Beyond Portugal and Finland, the field remains crowded but unsettled. Latvia’s Mārtiņš Kazāks and Croatia’s Boris Vujčić are both respected and backed by their governments, fitting familiar arguments about representation and balance.
At the same time, we understand that at least one more euro area national government intends to formally nominate its central bank head despite limited prospects, underscoring that not all candidacies are designed to win; some serve domestic signaling or bargaining purposes.
Bloc dynamics further complicate the picture. While the race is often framed as North versus South, alignments rarely fall so neatly.
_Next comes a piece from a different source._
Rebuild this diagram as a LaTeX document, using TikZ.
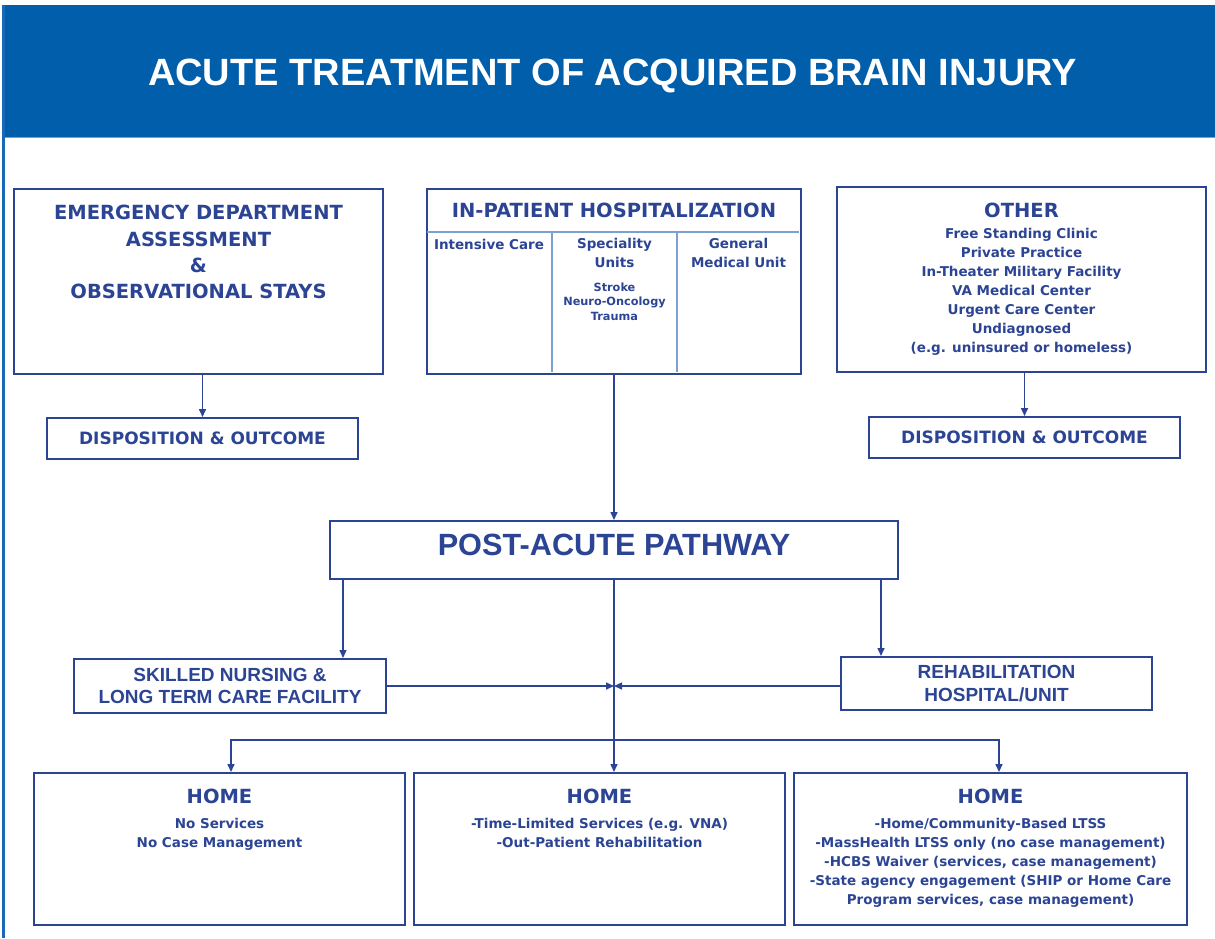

Some governments may be willing to concede ground now to strengthen their hand later, particularly with an eye on the ECB presidency in 2027. Others may prefer to conserve political capital for that larger prize, muting their engagement in this round.
What distinguishes the current phase is the interaction between formal process and informal constraint. As deadlines approach, considerations that once sat in the background — gender balance, sequencing, and the optics of concentration of power — can suddenly outweigh early momentum or even perceived frontrunner status.
For Centeno, this creates a potentially uncomfortable paradox. His qualifications and visibility keep him firmly in contention, yet the absence of a clearly articulated, government-led campaign leaves room for alternative Portuguese strategies to emerge.
For Raposo, the same ambiguity may quietly strengthen her position, not because she is the obvious choice today, but because the evolving political geometry of the contest could make her an increasingly attractive one tomorrow.
As applications are submitted and ministers prepare for January, the question is no longer simply who wants the job, but which candidacy best fits the broader configuration taking shape across the euro area. Portugal’s careful ambiguity suggests it intends to wait for that configuration to reveal itself before committing fully to any single path.